Buddhist Critics of Process Buddhism?

Some Madhyamaka Buddhists — particularly Prasaṅgikas of Sakya persuasion — can be suspicious or even hostile to the very possibility of something like “Process Buddhism” because they make the same error that the critical “targets” of Process Buddhism (i.e. substantialist and dualistic frameworks) do, which is to conflate ontology with cosmology, rendering them as basically identical or co-dependent projects.

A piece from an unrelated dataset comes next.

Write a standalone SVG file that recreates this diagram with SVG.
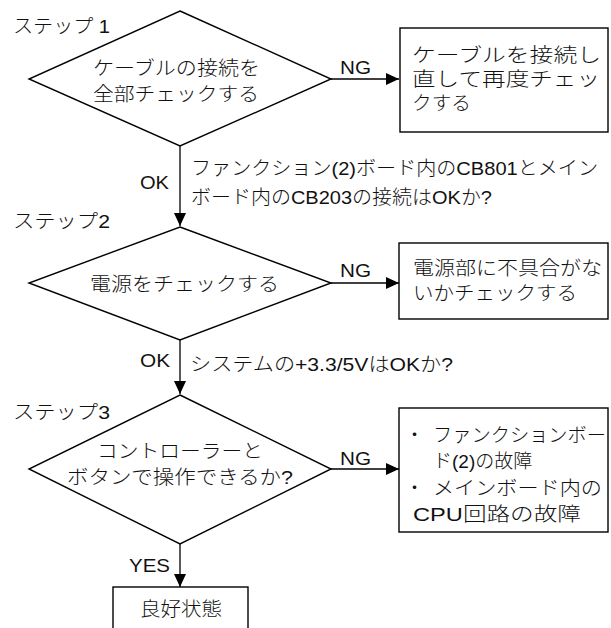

But if they were identical or co-dependent, then this would mean that any talk of “how” something appears to be the case (cosmology) presupposes assumptions pertaining to “what” that case ultimately refers to in reality (ontology). But we are regularly able to explain how things appear to be the case and how they work without ever knowing exactly what they are, and the fact that fundamental ontology seems to be a live option again in contemporary philosophy just reiterates the fact that we can know how things work without knowing exactly what they are. Our explanations of what things are does not ground our explanations of how they operate — the exact opposite is the case: our accounts of “what” are embedded in larger accounts of “how”, not just in theory but in actual practice. If this were not so, then I would have to know exactly what a car is, every ultimate fact about it, before I could ever drive one; that is absurd. In order to avoid this absurd consequence, we need to relinquish the operating assumption that cosmology and ontology are identical or co-dependent.

So not only is it possible, but actually necessary, to think cosmology and ontology separately. But they need not be considered to be ultimately different or mutually exclusive either, but understood asymmetrically: ontology is a special, limited case of a wider cosmology that is ontologically non-committed (and this non-committal attitude is not born out of agnosticism about the ontological question but one of indifference to such a question at the ultimate level). The science of ontology perhaps shines in its role as an ancillary support for techne, but cannot function as a ground for poiesis, which is the higher purview of the cosmological sciences.

Once we understand that Process Buddhism is not engaged in the theoretically lucrative but practically impoverished enterprise of “fundamental ontology”, and that it is engaged more directly with questions of cosmological import for the purpose of practical engagement with our existential predicament on a relational, rather than merely individual, level — then the Prasaṅgika  Madhyamika would have no qualms at all with Process Buddhism. Instead, real will recognize real: both see each other clearly as expedient frameworks ruthlessly breaking down deceptive illusions in order to clear up space to fully unleash our core potential with utmost skill, free of all impediment.